A Goldenrod Safari

By Anita Sanchez

A hungry predator crawls through a leafy jungle. Slow cautious movements make no sound. The well-camouflaged predator waits, motionless. Powerful forelegs stretch wide to grab its unwary prey.

Beware the goldenrod jungle!

A single goldenrod plant is a complex habitat, the leaves, stems, and flowers providing food and shelter for a bewildering variety of strange, hidden creatures. Spiders, insects of all shapes and sizes, even birds use the goldenrod plant as a hunting ground. Tiny dramas of life and death play out every summer’s day.

Since so many insects come to feast on high-energy goldenrod nectar, the flowers are a perfect place to hide if you want to catch bugs for dinner. Little crab spiders can change color—they’re white on Queen Anne’s lace, green on leaves, and turn yellow to match goldenrod flowers. Crab spiders don’t spin webs, they hide in the blossoms with forelegs outstretched. They’ll wait for hours or days without moving, until a nectar-sipping bug comes within reach.

Ambush bugs are ferocious predators that can capture prey ten times their size. They lurk just beneath the golden petals, like sharks beneath the water. When an insect leg or tongue comes close, the ambush bug strikes! Like spiders, the ambush bug doesn’t eat its prey—its long beak pokes a hole in its victim and sucks out the juices.
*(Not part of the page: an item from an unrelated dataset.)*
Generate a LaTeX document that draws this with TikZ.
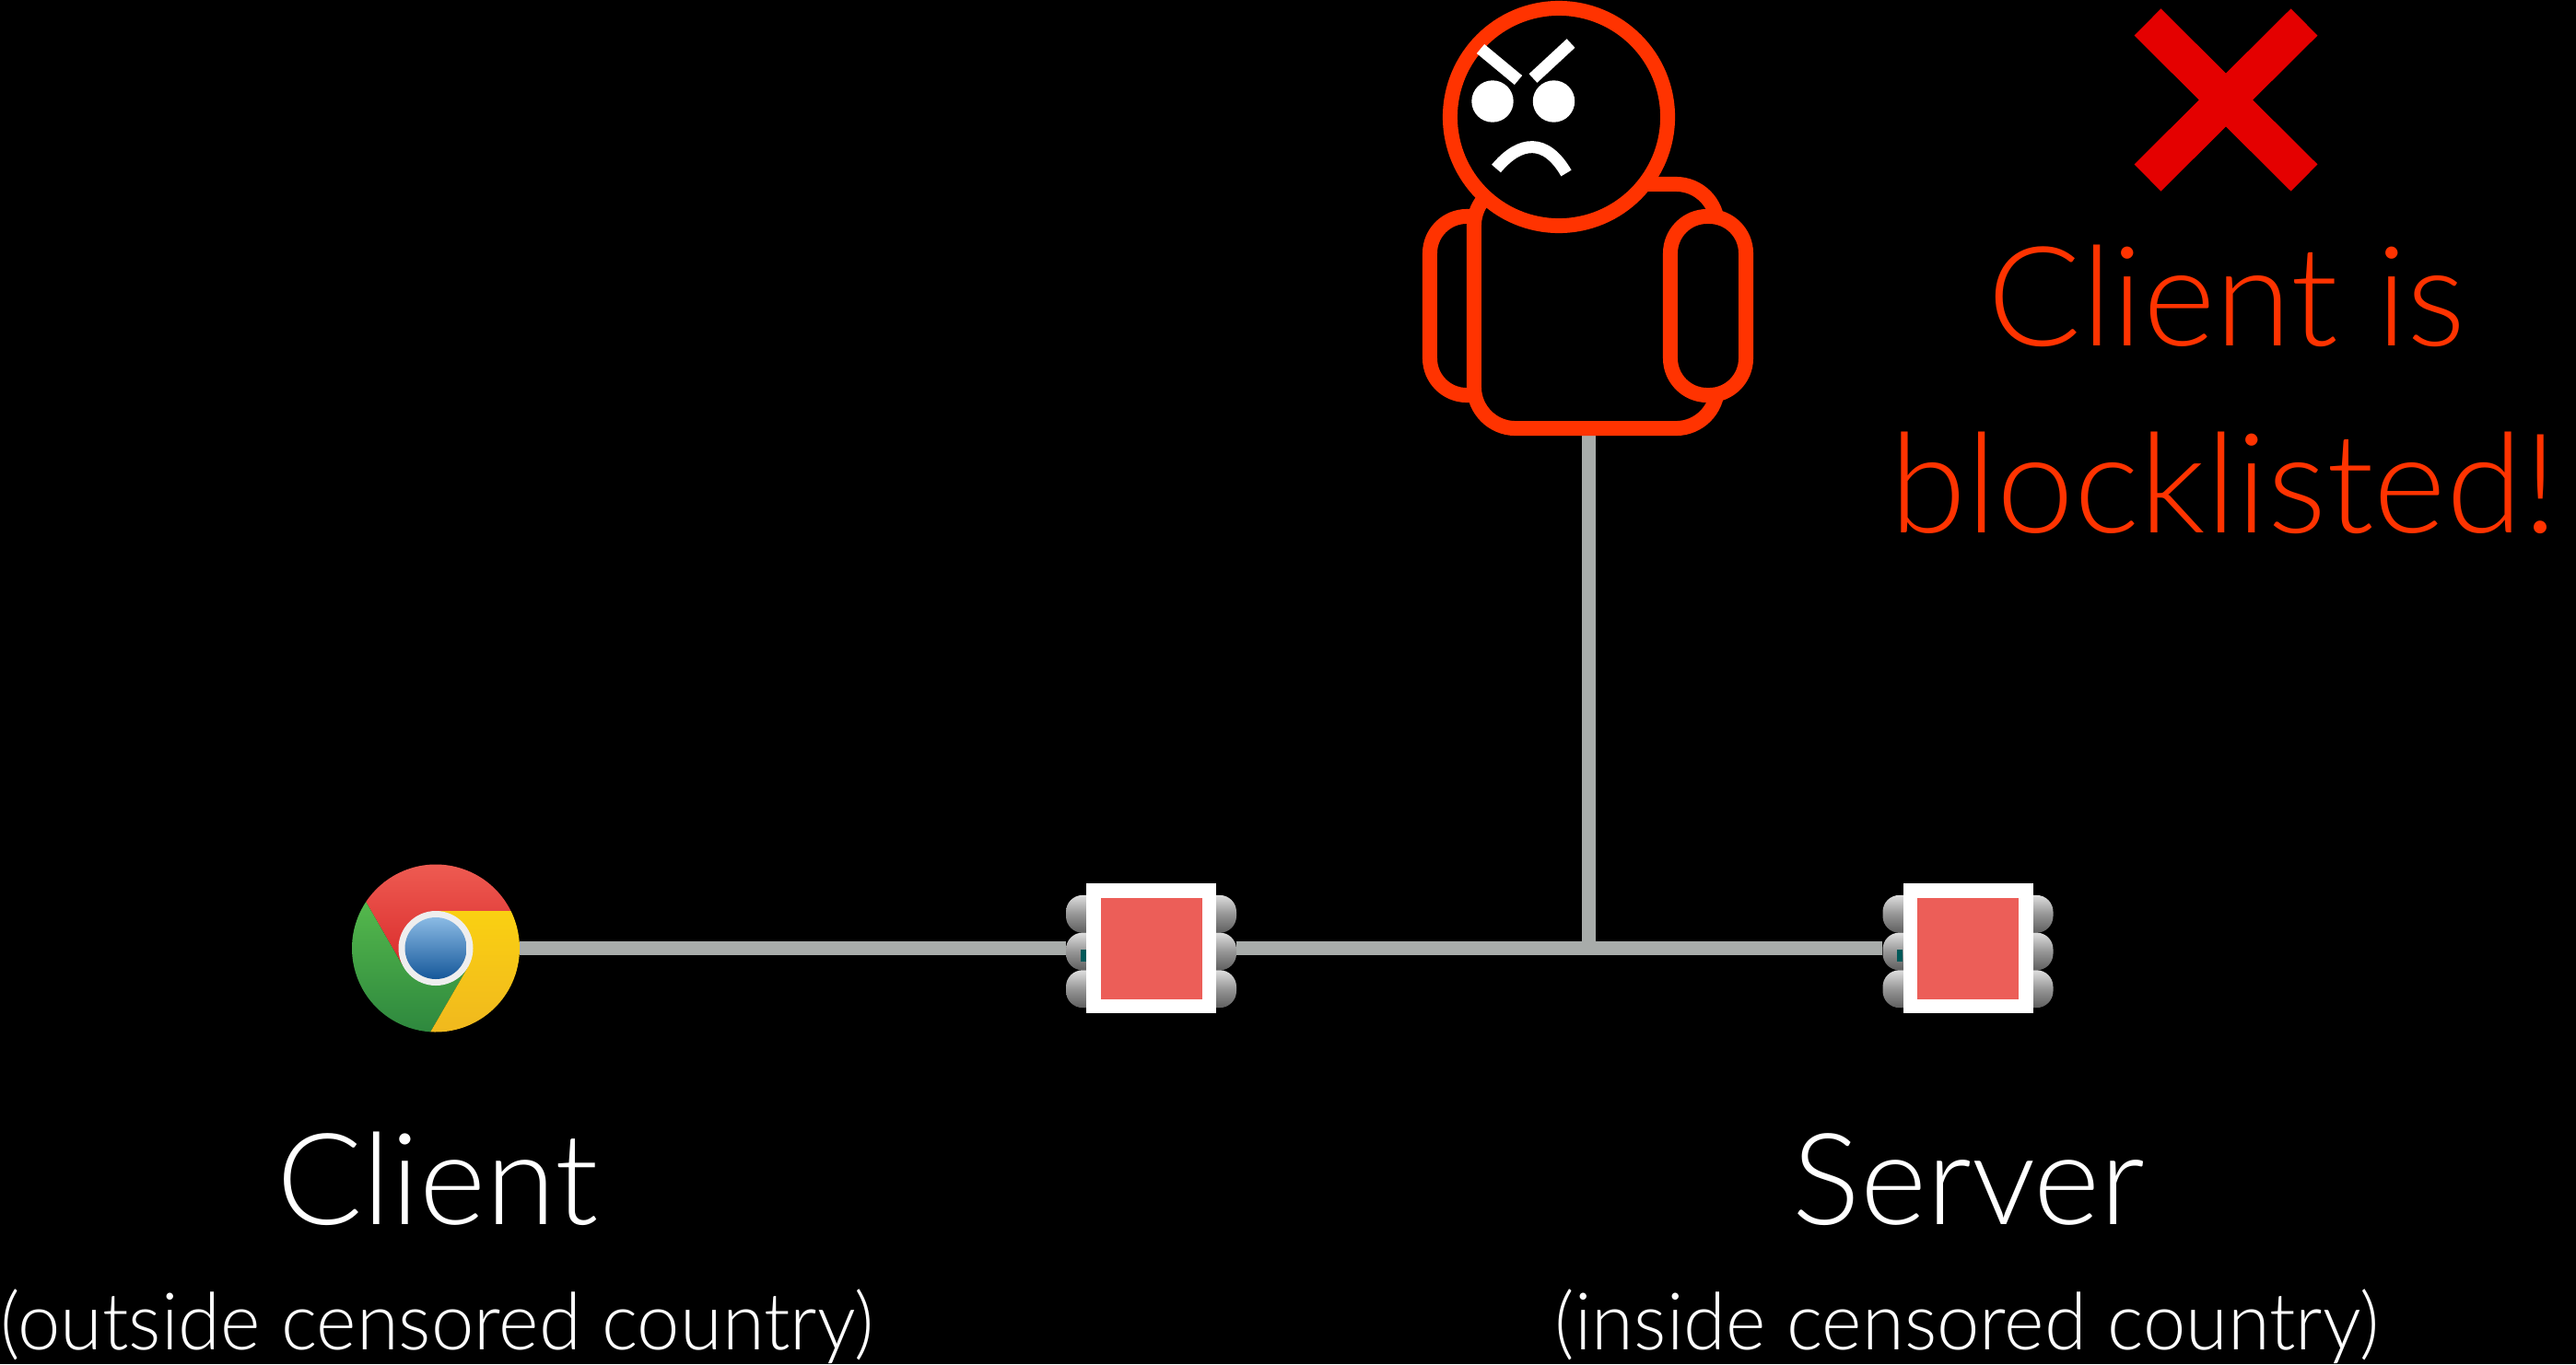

Jagged holes in goldenrod leaves show where beetles and caterpillars have been munching. Or you might see a narrow line, like someone scribbled on the leaf with a white pencil. Tiny insect larvae called leaf miners chew their way through the leaf, leaving a wandering trail behind them. Larger bugs like praying mantises and walking sticks prowl the golden jungle, as well as dozens of species of birds like sparrows and chickadees.

By the way, contrary to popular belief, goldenrod does not cause hay fever. The poor innocent plant has been wrongfully implicated in a crime it did not, and never will, commit. Goldenrod pollen is not carried on the wind. Goldenrod flowers are bright yellow in order to attract bees and other insects, which pick up the pollen and carry it from plant to plant. Goldenrod pollen does not blow long distances on the breeze, it’s too heavy. Ragweed, an inconspicuous plant which coincidentally blooms about the same time of year as goldenrod, has greenish, tiny flowers that insects never notice--the plant relies on the wind to carry its billions of pollen grains far and wide.

Each species of goldenrod hosts its own unique food web. There are more than a hundred goldenrod (Solidago) species: sweet goldenrod, early goldenrod, lance-leaved goldenrod, seaside goldenrod, bog goldenrod… Trying to identify them is a botanist’s nightmare, but insects like the Goldenrod Gall Fly (Eurosta solidaginis) manage it easily. Special chemical receptors, like taste buds in the insect’s feet, reveal which species is which. Gall flies prefer to lay eggs on Canada goldenrod (Solidago canadensis), although they’ll also use other kinds.

If you feel a round bump on a goldenrod stalk, you’ve found a ball gall—the snug home of the gall fly larva. In spring, a female gall fly lays a single egg inside the goldenrod stem. The egg hatches and the larva begins to eat the plant. The insect’s saliva contains growth hormones which cause the stem to swell and create a weatherproof home around the larva. The little insect spends many cozy months inside the gall, surrounded by food.

But the larva isn’t always safe in its round home. Wasps can pierce the gall with a long ovipositor (egg-laying tube) and lay eggs inside the gall. When the eggs hatch, the young wasps will feed on the gall fly. Or sometimes, woodpeckers and chickadees will peck a hole into the gall to devour the tasty larvae.

Predators and prey. Life and death. All are woven together in the goldenrod jungle.